Cooperation within the Supervisory Board and with the Management Board – Principle 14 (Recommendation D5)
Explanation: For the time being, no Nomination Committee exists. The Board plans to form a Nomination Committee in view of the upcoming elections of shareholder representatives to the Supervisory Board in 2021.
Transparency and external reporting – Principle 21 (Recommendation F2)
Explanation: SIMONA publishes its consolidated financial statements in compliance with statutory schedules of disclosure. Owing to the procedures defined for the preparation of financial statements, the aim being to deliver the greatest possible transparency and accuracy, earlier publication would not be feasible.
Remuneration of the Management Board – Principle 23 (Recommendation G7)
Explanation: The Supervisory Board has defined only the direction taken by the company's operating profit as the performance criterion for variable remuneration components. Strategic objectives are nevertheless agreed annually with each member of the Management Board and their achievement is monitored using a balanced scorecard.
Remuneration of the Management Board – Principle 23 (Recommendation G10)
Explanation: Variable remuneration granted to the members of the Management Board is not share-based. SIMONA AG holds no treasury shares that could be made available for the purpose of granting such share-based remuneration. Furthermore, due to the small free float and the associated low trading volume, the members of the Management Board would not be able to invest any variable remuneration granted predominantly in shares of the company.
Remuneration of the Management Board – Principle 23 (Recommendation G11)
Explanation: The employment contracts of the Management Board members do not currently provide for the possibility of withholding or reclaiming any variable remuneration. The Supervisory Board is of the opinion that the method of linking variable remuneration to the company's EBIT performance takes sufficient account of the effects of extraordinary events.
Remuneration of the Supervisory Board – Principle 24 (Recommendation G17)

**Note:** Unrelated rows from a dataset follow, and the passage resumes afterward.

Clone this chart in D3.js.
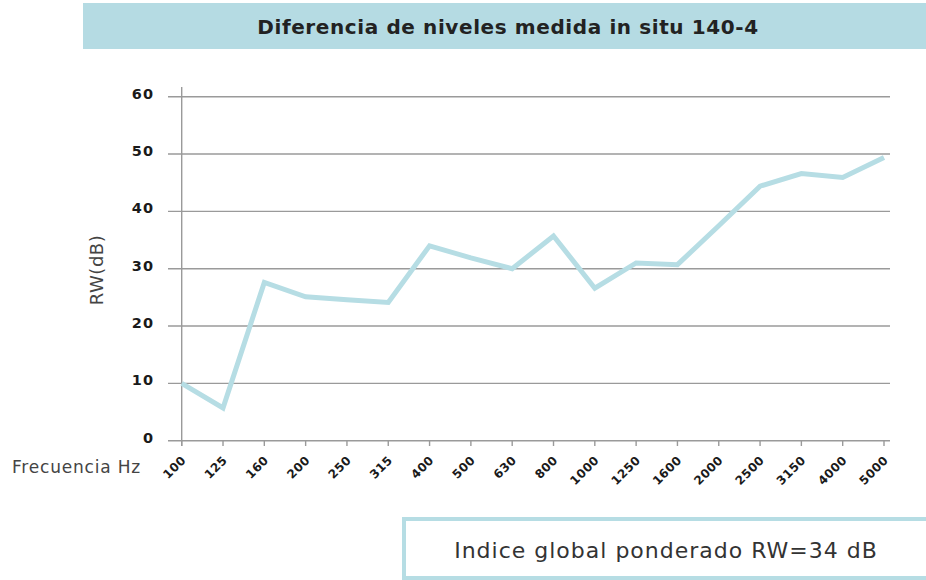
<!DOCTYPE html>
<html>
<head>
<meta charset="utf-8">
<script src="https://cdn.jsdelivr.net/npm/d3@7"></script>
<style>
  body { margin: 0; background: #fff; }
  svg { display: block; font-family: "DejaVu Sans", sans-serif; }
</style>
</head>
<body>
<svg id="chart" width="926" height="580"></svg>
<script>
const frequencies = ["100", "125", "160", "200", "250", "315", "400", "500", "630", "800",
  "1000", "1250", "1600", "2000", "2500", "3150", "4000", "5000"];
const levels = [10, 5.7, 27.6, 25.1, 24.6, 24.1, 34.0, 31.9, 30.0, 35.7,
  26.6, 31.0, 30.7, 37.5, 44.4, 46.6, 45.9, 49.4];
const yTicks = [0, 10, 20, 30, 40, 50, 60];
const title = "Diferencia de niveles medida in situ 140-4";
const summary = "Indice global ponderado RW=34 dB";

const svg = d3.select("#chart");
const lineColor = "#b6dde4";

// title banner
svg.append("rect")
  .attr("x", 83).attr("y", 3).attr("width", 843).attr("height", 46)
  .attr("fill", "#b5dbe3");
svg.append("text")
  .attr("x", 508).attr("y", 34)
  .attr("text-anchor", "middle")
  .attr("font-size", 20).attr("font-weight", 700)
  .attr("letter-spacing", 0.6)
  .attr("fill", "#222")
  .text(title);

const x = d3.scalePoint().domain(frequencies).range([181.7, 884]);
const y = d3.scaleLinear().domain([0, 60]).range([440.7, 96.7]);

// grid lines
svg.append("g")
  .selectAll("line")
  .data(yTicks)
  .join("line")
  .attr("x1", 168).attr("x2", 890)
  .attr("y1", (d) => y(d)).attr("y2", (d) => y(d))
  .attr("stroke", "#9a9a9a")
  .attr("stroke-width", 1.4);

// y axis line
svg.append("line")
  .attr("x1", x("100")).attr("x2", x("100"))
  .attr("y1", 87).attr("y2", 446)
  .attr("stroke", "#9a9a9a").attr("stroke-width", 1.4);

// y tick labels
svg.append("g")
  .selectAll("text")
  .data(yTicks)
  .join("text")
  .attr("x", 154)
  .attr("y", (d) => y(d) + 2)
  .attr("text-anchor", "end")
  .attr("font-size", 14.5).attr("font-weight", 700)
  .attr("letter-spacing", 1)
  .attr("fill", "#1a1a1a")
  .text((d) => d);

// x ticks
svg.append("g")
  .selectAll("line")
  .data(frequencies)
  .join("line")
  .attr("x1", (d) => x(d)).attr("x2", (d) => x(d))
  .attr("y1", 440.7).attr("y2", 446)
  .attr("stroke", "#9a9a9a").attr("stroke-width", 1.4);

svg.append("g")
  .selectAll("text")
  .data(frequencies)
  .join("text")
  .attr("transform", (d) => `translate(${x(d) - 1},${455}) rotate(-45)`)
  .attr("text-anchor", "end")
  .attr("dy", "0.7em")
  .attr("font-size", 12).attr("font-weight", 700)
  .attr("letter-spacing", 0.4)
  .attr("fill", "#1a1a1a")
  .text((d) => d);

// axis titles
svg.append("text")
  .attr("transform", "translate(103,270) rotate(-90)")
  .attr("text-anchor", "middle")
  .attr("font-size", 18)
  .attr("letter-spacing", 0.5)
  .attr("fill", "#444")
  .text("RW(dB)");
svg.append("text")
  .attr("x", 12).attr("y", 473)
  .attr("font-size", 17)
  .attr("letter-spacing", 0.8)
  .attr("fill", "#444")
  .text("Frecuencia Hz");

// data line
const line = d3.line()
  .x((d, i) => x(frequencies[i]))
  .y((d) => y(d));
svg.append("path")
  .datum(levels)
  .attr("d", line)
  .attr("fill", "none")
  .attr("stroke", lineColor)
  .attr("stroke-width", 5);

// summary box
svg.append("rect")
  .attr("x", 404).attr("y", 519).attr("width", 530).attr("height", 59)
  .attr("fill", "#fff")
  .attr("stroke", lineColor).attr("stroke-width", 4);
svg.append("text")
  .attr("x", 666).attr("y", 558)
  .attr("text-anchor", "middle")
  .attr("font-size", 22)
  .attr("letter-spacing", 1)
  .attr("fill", "#333")
  .text(summary);
</script>
</body>
</html>
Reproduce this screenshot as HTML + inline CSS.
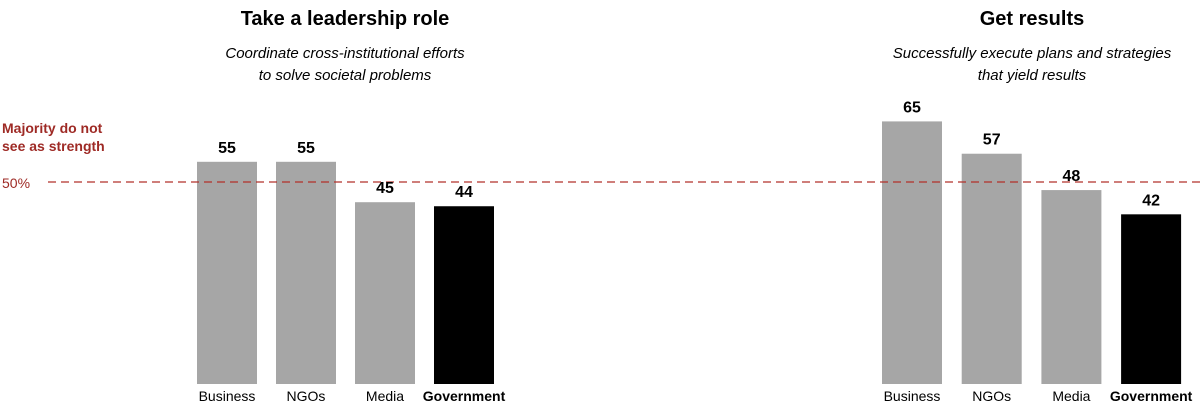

Explanation: The Articles of Association of SIMONA include provisions outlining special compensation in respect of the role of chairperson and deputy chairperson of the Supervisory Board. Additionally, membership of Supervisory Board committees is subject to special compensation. By contrast, no separate compensation is payable in respect of the chairmanship of a committee, and such a policy is not deemed necessary at present.
Kirn, 03 April 2020
Supervisory Board and Management Board
This is a translation from German into English. Only the German document shall be considered authoritative.